Login to your router (usually at 192.168.1.1) and check the IP address of your worker node. Suppose the worker’s IP is 192.168.1.102. Ensure the node is reachable by using the ping command: ping 192.168.1.102
If the node is reachable, let’s now try and ssh into it: ssh 192.168.1.102. You wil get prompted for the passphrase. Just CTRL-C it for now.

Next, type in the following command:

cd
cat .ssh/id_rsa.pub | ssh 192.168.1.102 "cat >> .ssh/authorized_keys"

This will place the public key into the set of authorized keys for the worker node.

Now, try and re-SSH into the worker: ssh 192.168.1.102. You should now be able to access it without a password!
You should be now connected to the the worker node.
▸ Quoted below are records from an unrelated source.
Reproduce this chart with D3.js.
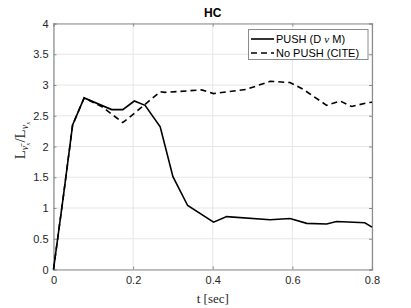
<!DOCTYPE html>
<html>
<head>
<meta charset="utf-8">
<script src="https://cdn.jsdelivr.net/npm/d3@7"></script>
<style>
  body { margin: 0; background: #fff; }
  svg { display: block; }
  .tick text { font-family: "Liberation Sans", Arial, sans-serif; font-size: 11px; fill: #262626; }
</style>
</head>
<body>
<svg id="chart" width="411" height="308"></svg>
<script>
// data
const pushT = [0, 0.025, 0.048, 0.077, 0.146, 0.174, 0.203, 0.23, 0.268, 0.3, 0.337, 0.402, 0.435, 0.544, 0.594, 0.636, 0.686, 0.711, 0.782, 0.8];
const pushV = [0, 1.2, 2.35, 2.79, 2.6, 2.6, 2.74, 2.67, 2.32, 1.51, 1.04, 0.77, 0.86, 0.81, 0.83, 0.75, 0.74, 0.78, 0.76, 0.69];
const noPushT = [0, 0.025, 0.048, 0.077, 0.121, 0.174, 0.203, 0.268, 0.28, 0.372, 0.402, 0.485, 0.544, 0.594, 0.627, 0.686, 0.72, 0.749, 0.787, 0.8];
const noPushV = [0, 1.2, 2.35, 2.79, 2.65, 2.39, 2.54, 2.89, 2.88, 2.92, 2.86, 2.93, 3.06, 3.04, 2.93, 2.67, 2.74, 2.65, 2.71, 2.72];
const xTicks = [0, 0.2, 0.4, 0.6, 0.8];
const yTicks = [0, 0.5, 1, 1.5, 2, 2.5, 3, 3.5, 4];
const seriesNames = [["PUSH (D ", "\u03BD", " M)"], ["No PUSH (CITE)"]];

(() => {
const svg = d3.select("svg#chart");
const pLeft = 53.5, pRight = 372, pTop = 23.5, pBottom = 269.5;

const x = d3.scaleLinear().domain([0, 0.8]).range([pLeft, pRight]);
const y = d3.scaleLinear().domain([0, 4]).range([pBottom, pTop]);

// grid
svg.append("g")
    .selectAll("line")
    .data(xTicks)
    .enter().append("line")
    .attr("x1", d => x(d)).attr("x2", d => x(d))
    .attr("y1", pTop).attr("y2", pBottom)
    .style("stroke", "#e6e6e6").style("stroke-width", 1);
svg.append("g")
    .selectAll("line")
    .data(yTicks)
    .enter().append("line")
    .attr("x1", pLeft).attr("x2", pRight)
    .attr("y1", d => y(d)).attr("y2", d => y(d))
    .style("stroke", "#e6e6e6").style("stroke-width", 1);

// axes
const xAxis = svg.append("g")
    .attr("transform", `translate(0, ${pBottom})`)
    .call(d3.axisBottom(x).tickValues(xTicks).tickSize(-3).tickPadding(7).tickFormat(d3.format("")));
const yAxis = svg.append("g")
    .attr("transform", `translate(${pLeft}, 0)`)
    .call(d3.axisLeft(y).tickValues(yTicks).tickSize(-3).tickPadding(5).tickFormat(d3.format("")));
const xAxisTop = svg.append("g")
    .attr("transform", `translate(0, ${pTop})`)
    .call(d3.axisTop(x).tickValues(xTicks).tickSize(-3).tickFormat(""));
const yAxisRight = svg.append("g")
    .attr("transform", `translate(${pRight}, 0)`)
    .call(d3.axisRight(y).tickValues(yTicks).tickSize(-3).tickFormat(""));
[xAxis, yAxis, xAxisTop, yAxisRight].forEach(a => {
    a.select(".domain").style("stroke", "#8c8c8c").style("stroke-width", 1.2);
    a.selectAll(".tick line").style("stroke", "#8c8c8c");
});

// lines
const line = d3.line().x(d => x(d[0])).y(d => y(d[1]));
svg.append("path")
    .datum(noPushT.map((t, i) => [t, noPushV[i]]))
    .attr("d", line)
    .style("fill", "none").style("stroke", "#000").style("stroke-width", 1.6)
    .style("stroke-dasharray", "6,4");
svg.append("path")
    .datum(pushT.map((t, i) => [t, pushV[i]]))
    .attr("d", line)
    .style("fill", "none").style("stroke", "#000").style("stroke-width", 1.6);

// title
svg.append("text")
    .attr("x", (pLeft + pRight) / 2)
    .attr("y", 17)
    .attr("text-anchor", "middle")
    .style("font-family", "Liberation Sans, Arial, sans-serif")
    .style("font-weight", "bold")
    .style("font-size", "12px")
    .text("HC");

// x label
const xl = svg.append("text")
    .attr("x", (pLeft + pRight) / 2)
    .attr("y", 303)
    .attr("text-anchor", "middle")
    .style("font-family", "Liberation Serif, serif")
    .style("font-size", "13px")
    .style("fill", "#262626");
xl.append("tspan").text("t  [sec]");

// y label
const yl = svg.append("text")
    .attr("transform", `translate(25, ${(pTop + pBottom) / 2 - 6}) rotate(-90)`)
    .attr("text-anchor", "middle")
    .style("font-family", "Liberation Serif, serif")
    .style("font-size", "15px")
    .style("fill", "#262626");
yl.append("tspan").text("L");
yl.append("tspan").attr("dy", 3).style("font-size", "10px").style("font-style", "italic").text("\u03BD\u0304");
yl.append("tspan").attr("dy", 2).style("font-size", "7px").style("font-style", "italic").text("x");
yl.append("tspan").attr("dy", -5).text("/L");
yl.append("tspan").attr("dy", 3).style("font-size", "10px").style("font-style", "italic").text("\u03BD");
yl.append("tspan").attr("dy", 2).style("font-size", "7px").style("font-style", "italic").text("x");

// legend
const legend = svg.append("g");
legend.append("rect")
    .attr("x", 248.5).attr("y", 29.5)
    .attr("width", 119.5).attr("height", 30)
    .style("fill", "#fff").style("stroke", "#8c8c8c").style("stroke-width", 1);
seriesNames.forEach((parts, i) => {
    const ly = 39 + i * 14;
    legend.append("line")
        .attr("x1", 251).attr("x2", 274)
        .attr("y1", ly).attr("y2", ly)
        .style("stroke", "#000").style("stroke-width", 1.6)
        .style("stroke-dasharray", i === 1 ? "6,4" : null);
    const t = legend.append("text")
        .attr("x", 276).attr("y", ly + 4)
        .style("font-family", "Liberation Sans, Arial, sans-serif")
        .style("font-size", "11px")
        .style("fill", "#000");
    parts.forEach((p, j) => {
        t.append("tspan")
            .style("font-family", j === 1 ? "Liberation Serif, serif" : null)
            .style("font-style", j === 1 ? "italic" : null)
            .text(p);
    });
});
})();
</script>
</body>
</html>
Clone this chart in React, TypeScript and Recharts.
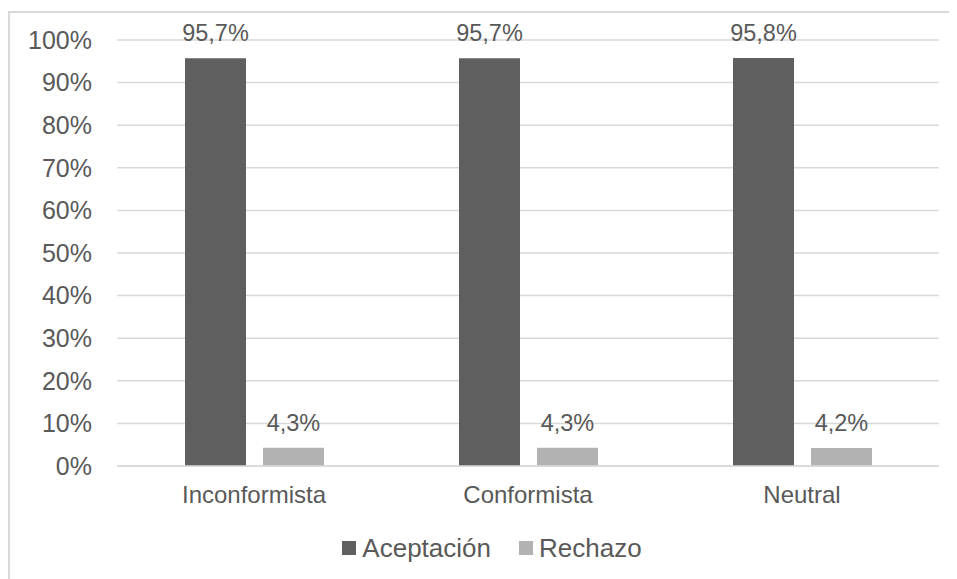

Let’s change its hostname. Type sudo nano /etc/hostname to launch the nano editor. Replace the hostname with something like worker001. Restart the machine to see the new changes: sudo shutdown -r now. I would also recommend changing this in /etc/hosts next to the local host IP.

Once the worker node comes back up, we can rerun the CPI example from earlier:

cd mpi_test
echo "192.168.1.102" >> machinefile
mpiexec -f machinefile ~/mpich2-build/examples/cpi

You should now see the same output from before, but now with two different hostnames! Great work!

Burn and Churn

Our worker node now contains the authorized keys for our master node. Burn a copy of your worker node onto your desktop, using Win32DiskImager or something similar and the read command. Next, burn the image onto a new microSD card using the write command.

All that remains to be done is:

Connect the new worker node to the cluster via the router.
Discover the new worker node’s IP address using the router homepage.
SSH into the new worker node (you shouldn’t need a password!)
Change the hostname in /etc/hostname and /etc/hosts.
Reboot the new worker node
Add new IP to machinefile and rerun the CPI example from above

Repeat steps 1-6 as needed until all your worker nodes are connected to the cluster and have unique hostnames. You now have a working Raspberry Pi cluster that runs MPI! Congratulations!

Next steps: Install NFS on your Raspberry Pi Cluster

Troubleshooting

Here are some tips if you run into trouble:

Q: ssh-keygen is suddenly failing! What do I do??

A: A big difference between Raspbian Stretch + later vs. prior releases of Raspbian is that the SSH server is not turned on by default. Ensure that you run sudo raspi-config and enable SSH through option 5.

Q: When I try to SSH into the worker node, I get a message saying, “connection refused”. What did I do wrong?

A: Ensure the worker pi is plugged in. If it, check the ethernet port. Is it receiving data? Check the router home page. Does it have an IP address? Can you ping it? If any of the above fails, your worker node is not properly connected to the router. Next, double check and ensure that you do have the SSH server installed on the worker nodes as well. If you did the step AFTER you burned the master image (instead of before, like specified in the instructions, you may have to turn it on the workers as well. This is the main reason why this command would fail.